Update: The continuity condition is necessary, according to Ian Morris's comment in https://mathoverflow.net/questions/269064/for-a-continuous-function-f-mathbbr-to-mathbbr-does-fx-fy.
Miklós Schweitzer Competition 2015 Problem 8:
Problem 1: Prove that all continuous solutions of the functional equation $$[f(x) - f(y)]\left(f(\tfrac{x+y}{2}) - f(\sqrt{xy})\right) = 0, \forall x, y \in (0, +\infty)$$ are the constant functions.
http://www.math.u-szeged.hu/~mmaroti/schweitzer/schweitzer-2015-eng.pdf https://artofproblemsolving.com/community/c6h1224690p6149915 https://mathoverflow.net/questions/269064/for-a-continuous-function-f-mathbbr-to-mathbbr-does-fx-fy
To make the domain and range of $f$ clear (Thank @Calvin Lin for his valuable comments), I rephrased the problem above as follows.
Problem 1 (rephrased): Let $f : \ (0, \infty) \to \mathbb{R}$ be a continuous function satisfying $$[f(x) - f(y)]\left(f(\tfrac{x+y}{2}) - f(\sqrt{xy})\right) = 0, \forall x, y \in (0, +\infty).$$ Prove that $f$ is the constant function.
My question: If the continuity condition on $(0, \infty)$ is necessary?
Any comments are welcome and appreciated.
The solutions in the 2nd link above use the continuity condition. Terry Tao's proof in the 3rd link above also use the continuity condition. My solution (at the end) requires the continuity condition as well. On the other hand, the continuity condition is not necessary for the following problem (from a math exam):
Problem 2: Let $f : (0, \infty) \to (0, \infty)$ be a continuous function satisfying $f(\tfrac{x+y}{2}) - f(\sqrt{xy}) = 0,\ \forall x, y > 0$. Find all $f$.
Solution for Problem 2: $f$ is the constant function. For any $0 < b < a$, let $x = a + \sqrt{a^2 - b^2}$ and $y = a - \sqrt{a^2 - b^2}$. We have $f(a)=f(b)$. [Remark: We do not use the continuity condition in the proof.]

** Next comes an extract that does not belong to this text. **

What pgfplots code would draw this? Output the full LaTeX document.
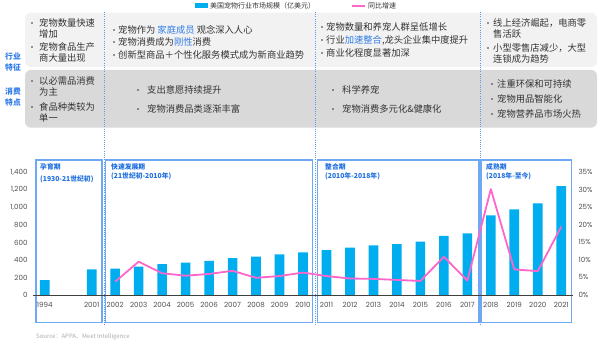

My solution for Problem 1:
Assume, for the sake of contradiction, that $f$ is not the constant function. WLOG, assume there exist two real numbers $0 < A < C$ with $f(A) < f(C)$. Since $f$ is continuous, there exists $A < B \le C$ such that $f(x) < f(B)$ for all $x$ in $[A, B)$.
Consider the sequence $$x_1 = \sqrt{AB}; \ x_{k+1} = \frac{x_k^2 + B^2}{2B}, \ k\ge 1.$$ By using Mathematical Induction, it is easy to prove that $x_k < x_{k+1} < B$ for all $k \ge 1$. Thus, $\lim_{k\to \infty} x_k$ exists. Let $L = \lim_{k\to \infty} x_k$. Then, $L = \frac{L^2 + B^2}{2B}$ and $L = B$. Thus, $\lim_{k\to \infty} x_k = B$.
Denote $a = x_{k+1}, b = x_k$ ($k\ge 1$). Let $X = a - \sqrt{a^2 - b^2}$ and $Y = a + \sqrt{a^2 - b^2}$. It is easy to verify that $X < Y$, $Y = B$, $\frac{X+Y}{2} = a$, and $\sqrt{XY} = b$. Thus, $X = \frac{b^2}{Y} \ge \frac{x_1^2}{B} = A$. Thus, $f(X) - f(Y) \ne 0$. From $[f(X) - f(Y)] [f(\frac{X+Y}{2}) - f(\sqrt{XY})] = 0$, we have $f(a) = f(b)$, i.e., $f(x_k) = f(x_{k+1})$ for all $k \ge 1$. Thus, $f(x_k) = f(x_1) = f(\sqrt{AB})$ for all $k \ge 1$.
Since $f$ is continuous, we have $f(B) = f(\lim_{k\to \infty} x_k) = \lim_{k\to \infty} f(x_k) = f(\sqrt{AB})$. Contradiction.